Stephen Baird Q&A

April 26, 2019
In an industry of ideas, make sure you protect yours

When a company has a dispute over a piece of intellectual property, lawyer Stephen Baird is often the first line of defense. His reputation is stalwart in the realms of patent law and trademark protection. He’s also well-known for using plain English rather than what he calls “legal mumbo jumbo.”

What do companies get wrong when applying for trademarks?

They should think more broadly about what could serve as a trademark.

What do you mean?

A trademark can encompass any number of things. I helped Mystic Lake Casino register the light beams that form the teepee above its casinos. Owens Corning trademarked the color pink in connection with its insulation for use in the housing industry. Things like that. Just don’t try to trademark descriptive language. Avoid the D word; wipe descriptive out of your vocabulary.


You want to be in the business of suggesting a product, not describing it. Be in the business of metaphors.  The law rewards creativity.

What about generic terms?

When you’re dealing with trademarks, generic terms are part of public domain. Anyone can use a generic term without risk of being sued.

What about functionality?

When you’re dealing with non-traditional trademarks, like distinctive product shapes or perhaps a color, functionality will kill them. So, if your advertising touts the utility or function of a claimed trademark, that’s like saying you don’t own anything.

Can you give an example of what not to do?

Lexus went to the patent and trade office and registered a trademark in the spindle shape of the grille on one of its cars. Their advertising touted the shape as functional, which puts the validity of the trademark at risk.

How do you fight back against trademark bullying?

You have to be aggressive. Chick-fil-A offers a good example. A Vermont artist trademarked a T-shirt with the phrase “Eat More Kale.” Chik-fil-A objected, saying it was an infringement on its slogan “Eat More Chikin.” It wasn’t. They walked away. That was an example of someone punching a trademark bully in the nose.

How much subjectivity is in trademark law?

Think of it as the opposite of real estate. You can’t measure the property line of a trademark and know when it has been crossed. Someone with authority has to confirm where the line is. That’s what the court or trademark office does. It’s a very nuanced field, requiring special expertise.

How can brand owners organize their thoughts on the scope of their rights?

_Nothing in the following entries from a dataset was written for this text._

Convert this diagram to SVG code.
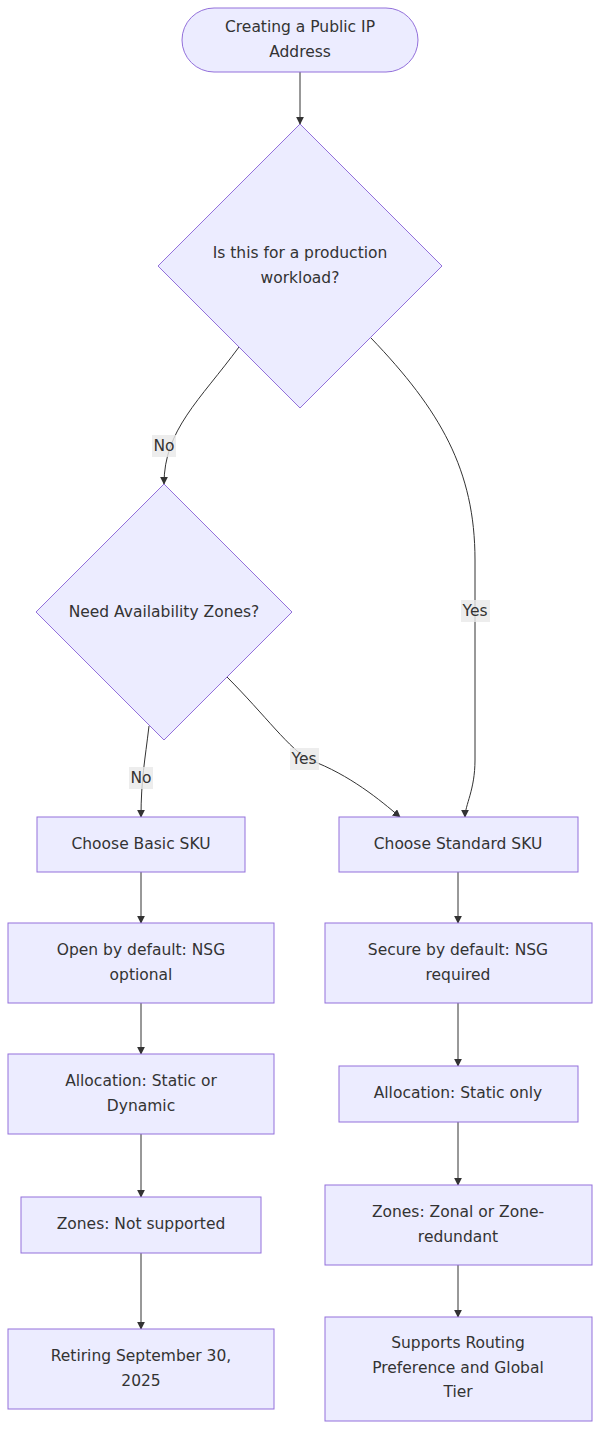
<svg xmlns="http://www.w3.org/2000/svg" width="600" height="1430" viewBox="0 0 600 1430">
<style>
.n{fill:#ECECFF;stroke:#9370DB;stroke-width:1}
text{font-family:"DejaVu Sans",sans-serif;font-size:15.5px;fill:#333;text-anchor:middle;dominant-baseline:central}
.e{fill:none;stroke:#333;stroke-width:1;marker-end:url(#a)}
.lb{fill:rgba(232,232,232,0.8)}
</style>
<defs><marker id="a" viewBox="0 0 10 10" refX="9" refY="5" markerWidth="8" markerHeight="8" orient="auto"><path d="M0,0L10,5L0,10z" fill="#333"/></marker></defs>
<rect width="600" height="1430" fill="#fff"/>
<g id="connectors">
<path class="e" d="M300,72V124"/>
<path class="e" d="M239,347C200,400 164,430 164,484"/>
<path class="e" d="M371,338C440,410 475,470 475,560L475,760C475,790 465,805 465,817"/>
<path class="e" d="M149,726C145,760 141,780 141,817"/>
<path class="e" d="M227,677C265,715 290,750 310,760C350,775 380,800 400,817"/>
<path class="e" d="M141,872V923"/><path class="e" d="M141,1003V1054"/><path class="e" d="M141,1134V1197"/><path class="e" d="M141,1253V1329"/>
<path class="e" d="M458,872V923"/><path class="e" d="M458,1003V1066"/><path class="e" d="M458,1122V1185"/><path class="e" d="M458,1265V1317"/>
<rect class="lb" x="152" y="435" width="24" height="22"/><text x="164" y="446">No</text>
<rect class="lb" x="461" y="600" width="29" height="22"/><text x="475" y="611">Yes</text>
<rect class="lb" x="129" y="767" width="24" height="22"/><text x="141" y="778">No</text>
<rect class="lb" x="290" y="748" width="29" height="22"/><text x="304" y="759">Yes</text>
</g>
<g id="start"><rect class="n" x="182" y="8" width="236" height="64" rx="32"/><text x="300" y="27">Creating a Public IP</text><text x="300" y="52">Address</text></g>
<g id="d1"><path class="n" d="M300,124L442,266L300,408L158,266z"/><text x="300" y="253">Is this for a production</text><text x="300" y="278">workload?</text></g>
<g id="d2"><path class="n" d="M164,484L292,612L164,740L36,612z"/><text x="164" y="612">Need Availability Zones?</text></g>
<g id="basic"><rect class="n" x="37" y="817" width="208" height="55"/><text x="141" y="844">Choose Basic SKU</text></g>
<g id="std"><rect class="n" x="339" y="817" width="239" height="55"/><text x="458" y="844">Choose Standard SKU</text></g>
<g id="open"><rect class="n" x="8" y="923" width="266" height="80"/><text x="141" y="950">Open by default: NSG</text><text x="141" y="975">optional</text></g>
<g id="secure"><rect class="n" x="325" y="923" width="267" height="80"/><text x="458" y="950">Secure by default: NSG</text><text x="458" y="975">required</text></g>
<g id="allocB"><rect class="n" x="8" y="1054" width="266" height="80"/><text x="141" y="1081">Allocation: Static or</text><text x="141" y="1106">Dynamic</text></g>
<g id="allocS"><rect class="n" x="339" y="1066" width="239" height="56"/><text x="458" y="1093">Allocation: Static only</text></g>
<g id="zonesB"><rect class="n" x="21" y="1197" width="240" height="56"/><text x="141" y="1224">Zones: Not supported</text></g>
<g id="zonesS"><rect class="n" x="325" y="1185" width="267" height="80"/><text x="458" y="1212">Zones: Zonal or Zone-</text><text x="458" y="1237">redundant</text></g>
<g id="retire"><rect class="n" x="8" y="1329" width="266" height="80"/><text x="141" y="1356">Retiring September 30,</text><text x="141" y="1381">2025</text></g>
<g id="routing"><rect class="n" x="325" y="1317" width="267" height="104"/><text x="458" y="1343">Supports Routing</text><text x="458" y="1368">Preference and Global</text><text x="458" y="1392">Tier</text></g>
</svg>
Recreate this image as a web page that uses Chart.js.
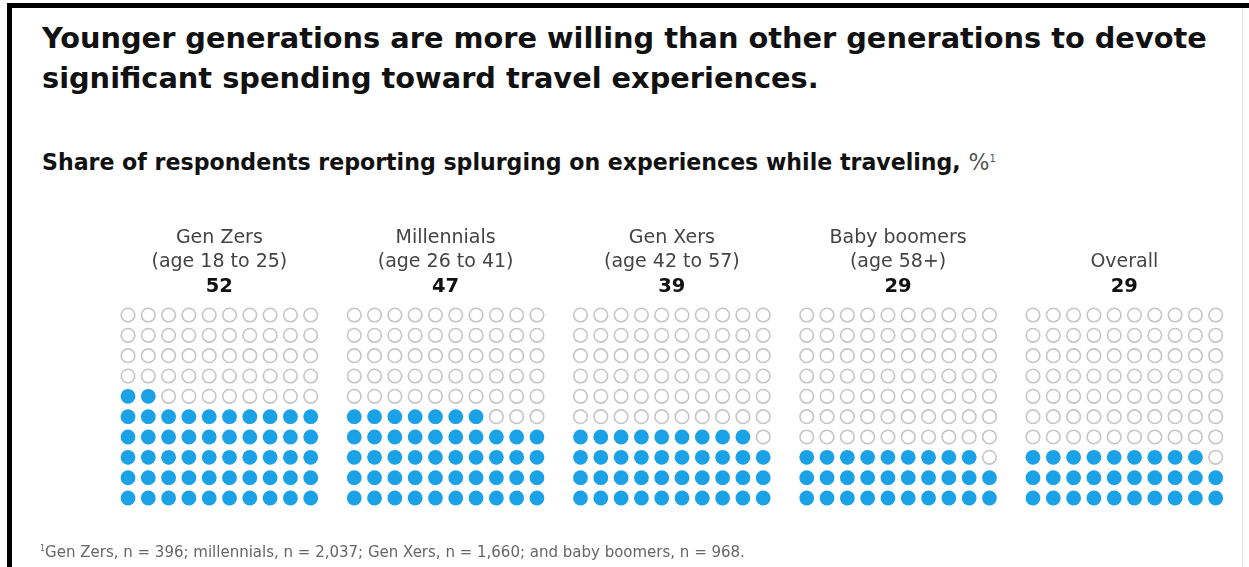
<!DOCTYPE html>
<html>
<head>
<meta charset="utf-8">
<script src="https://cdn.jsdelivr.net/npm/chart.js@4.4.1/dist/chart.umd.min.js"></script>
<style>
  html, body { margin: 0; padding: 0; background: #fff; }
  body { width: 1249px; height: 567px; position: relative; overflow: hidden; font-family: "DejaVu Sans", "Liberation Sans", sans-serif; }
  .frame { position: absolute; left: 7px; top: 3px; right: 0; height: 600px; border-top: 5px solid #000; border-left: 5px solid #000; }
  .edge { position: absolute; left: 1242px; top: 8px; width: 1px; height: 560px; background: #e6e6e6; }
  h1 { position: absolute; left: 42px; top: 18px; margin: 0; font-size: 28.8px; line-height: 40px; font-weight: bold; color: #111; white-space: nowrap; }
  h2 { position: absolute; left: 42px; top: 149px; margin: 0; font-size: 22.1px; font-weight: bold; color: #111; white-space: nowrap; }
  h2 span { font-weight: normal; color: #555; }
  h2 sup { font-size: 10px; font-weight: normal; color: #555; }
  .note { position: absolute; left: 40px; top: 543px; font-size: 15px; color: #666; white-space: nowrap; }
  .note sup { font-size: 8px; }
  #chart { position: absolute; left: 0; top: 0; }
</style>
</head>
<body>
<div class="frame"></div>
<div class="edge"></div>
<h1>Younger generations are more willing than other generations to devote<br>significant spending toward travel experiences.</h1>
<h2>Share of respondents reporting splurging on experiences while traveling, <span>%</span><sup>1</sup></h2>
<canvas id="chart" width="1249" height="567"></canvas>
<div class="note"><sup>1</sup>Gen Zers, n = 396; millennials, n = 2,037; Gen Xers, n = 1,660; and baby boomers, n = 968.</div>
<script>
const groups = ['Gen Zers', 'Millennials', 'Gen Xers', 'Baby boomers', 'Overall'];
const ageBands = ['(age 18 to 25)', '(age 26 to 41)', '(age 42 to 57)', '(age 58+)', ''];
const shares = [52, 47, 39, 29, 29];

const COLS = 10;
const PANEL_STEP = 11.145; // distance between panels, in dot units

// 10x10 grid per group, filled from the bottom row, left to right
const filled = [];
const empty = [];
shares.forEach(function (v, p) {
    for (let i = 0; i < 100; i++) {
        const pt = { x: p * PANEL_STEP + (i % COLS), y: Math.floor(i / COLS) };
        if (i < v) filled.push(pt); else empty.push(pt);
    }
});

// group name, age band and share above every grid
const headers = {
    id: 'headers',
    afterDraw(chart) {
        const c = chart.ctx;
        const xs = chart.scales.x;
        c.save();
        c.textAlign = 'center';
        c.textBaseline = 'alphabetic';
        groups.forEach(function (g, p) {
            const cx = xs.getPixelForValue(p * PANEL_STEP + 4.5);
            c.fillStyle = '#444';
            c.font = '19px "DejaVu Sans", sans-serif';
            if (ageBands[p]) {
                c.fillText(g, cx, 243);
                c.fillText(ageBands[p], cx, 267);
            } else {
                c.fillText(g, cx, 267);
            }
            c.fillStyle = '#111';
            c.font = 'bold 19.5px "DejaVu Sans", sans-serif';
            c.fillText(String(shares[p]), cx, 292);
        });
        c.restore();
    }
};

const ctx = document.getElementById('chart').getContext('2d');
new Chart(ctx, {
    type: 'scatter',
    data: {
        datasets: [{
            label: 'Splurging',
            data: filled,
            pointRadius: 7.4,
            pointBorderWidth: 0,
            backgroundColor: '#1aa1e6',
            borderColor: '#1aa1e6'
        }, {
            label: 'Not splurging',
            data: empty,
            pointRadius: 6.8,
            pointBorderWidth: 1.6,
            backgroundColor: '#fff',
            borderColor: '#c6c6c6'
        }]
    },
    options: {
        responsive: false,
        animation: false,
        layout: { padding: { left: 117.85, right: 23.15, top: 304.85, bottom: 58.85 } },
        scales: {
            x: { type: 'linear', min: -0.5, max: 4 * PANEL_STEP + 9.5, display: false },
            y: { type: 'linear', min: -0.5, max: 9.5, display: false }
        },
        plugins: {
            legend: { display: false },
            tooltip: { enabled: false }
        }
    },
    plugins: [headers]
});
</script>
</body>
</html>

I tell people to visualize a target that has concentric circles with a bullseye target. If you’re not vigilant about protecting your scope of rights, it’s inevitable that others will nibble at the edges in the bullseye. Eventually all you will be able to protect against are identical uses.

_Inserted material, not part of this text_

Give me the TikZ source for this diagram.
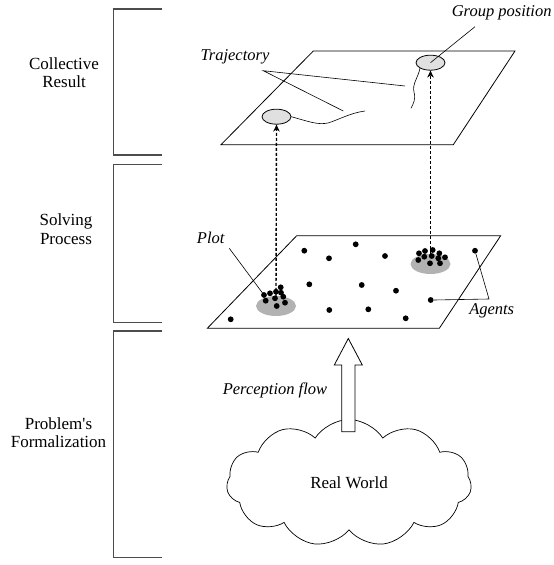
\documentclass[tikz,border=0pt]{standalone}
\usepackage{fontspec}
\setmainfont{Liberation Serif}
\usetikzlibrary{shapes.geometric,shapes.symbols,arrows.meta}

\begin{document}
\begin{tikzpicture}[x=1pt, y=-1pt,
    stage/.style={font=\fontsize{17}{18.5}\selectfont, align=center, inner sep=0pt},
    tag/.style={font=\fontsize{16.5}{18}\selectfont\itshape, inner sep=1pt},
    bracket/.style={draw=black!70, line width=1.4pt},
    plane/.style={draw, line width=0.8pt},
    target/.style={ellipse, draw, fill=black!12, line width=0.8pt, minimum width=29pt, minimum height=15pt, inner sep=0pt},
    plot/.style={ellipse, fill=black!30, minimum width=40pt, minimum height=20pt, inner sep=0pt},
    agent/.style={circle, fill=black, minimum size=5.8pt, inner sep=0pt},
    pointer/.style={draw, line width=0.6pt},
    trail/.style={draw, line width=0.6pt},
    link/.style={draw, densely dashed, line width=1.4pt, -{Stealth[length=7pt,width=6.5pt]}},
    flow/.style={draw, fill=white, line width=0.8pt},
    world/.style={cloud, draw, cloud puffs=11, cloud puff arc=115, aspect=2, line width=0.7pt, minimum width=245pt, minimum height=127pt, font=\fontsize{17}{19}\selectfont}
    ]
    \useasboundingbox (0,0) rectangle (554,565);

    \newcommand{\agentcoords}{
        (304.3,250.7), (355.7,244.3), (329,258.3), (385,256), (475,250.7),
        (309.3,284.3), (361.7,285), (396,290.7), (430.7,300), (329.3,310),
        (368.3,309.3), (405.7,318.3), (230.7,319.3)
    }
    \newcommand{\plotLcoords}{
        (264,295), (270,293.3), (276,291.7), (281,292.7), (280.7,287.3),
        (265.7,300.7), (275,298.3), (283.3,296.7), (276.7,306), (285,302.7)
    }
    \newcommand{\plotRcoords}{
        (419,253.3), (425,251), (432.7,250), (439.3,253.3), (418.3,260),
        (424.3,256.7), (431.7,256), (438.3,258.3), (430,263.3), (440,263.3), (445,257.3)
    }

    % Define brackets
    \foreach \ya/\yb in {9/155, 164.3/322.7, 331/557.3}
        \draw[bracket] (162.3,\ya) -- (113.3,\ya) -- (113.3,\yb) -- (162.3,\yb);
    \node[stage] (collective) at (64,72.5) {Collective\\Result};
    \node[stage] (solving) at (66,229) {Solving\\Process};
    \node[stage] (formal) at (58.5,432.5) {Problem\textquotesingle s\\Formalization};

    % Define planes
    \draw[plane] (313.3,51) -- (515,51) -- (453.3,144.7) -- (221,144.7) -- cycle;
    \draw[plane] (296.7,235.7) -- (500.7,235.7) -- (439.3,328.3) -- (207.3,328.3) -- cycle;

    % Define plots and group positions
    \node[plot] (plotL) at (276,306) {};
    \node[plot] (plotR) at (430.5,264) {};
    \node[target] (goalL) at (276.5,116.7) {};
    \node[target] (goalR) at (430.5,62.7) {};

    % Define links
    \draw[link] (plotL.north) -- (goalL.south);
    \draw[link] (plotR.north) -- (goalR.south);

    % Define labels
    \node[tag] (plotlabel) at (210.7,238.3) {Plot};
    \node[tag] (agentslabel) at (491.7,311) {Agents};
    \node[tag] (trajlabel) at (235,57) {Trajectory};
    \node[tag] (grouplabel) at (501.7,12.7) {Group position};
    \node[tag] (perception) at (275,390.7) {Perception flow};
    \coordinate (plotfoot) at (229.3,248.3);
    \coordinate (agentsfork) at (489,299);
    \coordinate (trajfork) at (263.3,70.7);
    \coordinate (groupfoot) at (475,26.7);

    % Define agents
    \draw[pointer] (plotfoot) -- (264,295);
    \foreach [count = \i] \pos in \plotLcoords {
        \node[agent] (cl\i) at \pos {};
    }
    \foreach [count = \i] \pos in \plotRcoords {
        \node[agent] (cr\i) at \pos {};
    }
    \foreach [count = \i] \pos in \agentcoords {
        \node[agent] (a\i) at \pos {};
    }
    \draw[pointer] (a5) -- (agentsfork) -- (a9.east);

    % Define trajectories
    \coordinate (trailL) at (365,111);
    \coordinate (trailR) at (411,108.3);
    \draw[trail] (goalL.east) .. controls (310,122) and (318,125) .. (328,123)
        .. controls (338,120) and (350,113) .. (trailL);
    \draw[trail] (goalR.south west) .. controls (418,78) and (412,84) .. (414,92)
        .. controls (416,100) and (413,104) .. (trailR);
    \draw[pointer] (405,86) -- (trajfork) -- (343.3,111);
    \draw[pointer] (groupfoot) -- (goalR.center);

    % Define real world and flow
    \node[world] (realworld) at (349,483) {Real World};
    \coordinate (flowtip) at (348.3,338.5);
    \draw[flow] (341.7,431.7) -- (341.7,365) -- (334.3,365) -- (flowtip)
        -- (362.3,365) -- (355,365) -- (355,431.7) -- cycle;
\end{tikzpicture}
\end{document}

What are the objectives brand owners should strive to achieve with their trademarks?

To protect brand investments and reputation, prevent confusion in the marketplace, and keep competitors at a safe distance.

How can brand owners be proactive?

By having systematic watches in place to monitor what’s going on in the trademark office. There are computerized trademark watch services you can set up.

But you also don’t want to get paranoid?

True. The worst thing you can do is fire off demand letters without knowing all the facts. Confirm first who has priority of rights.

You said you don’t like the word descriptive when it comes to trademarking products and ideas. What word do you like?

Distinctiveness. That’s key. Whether a distinct logo, a distinct word, a distinct color pattern or a distinct product shape. That’s what you protect.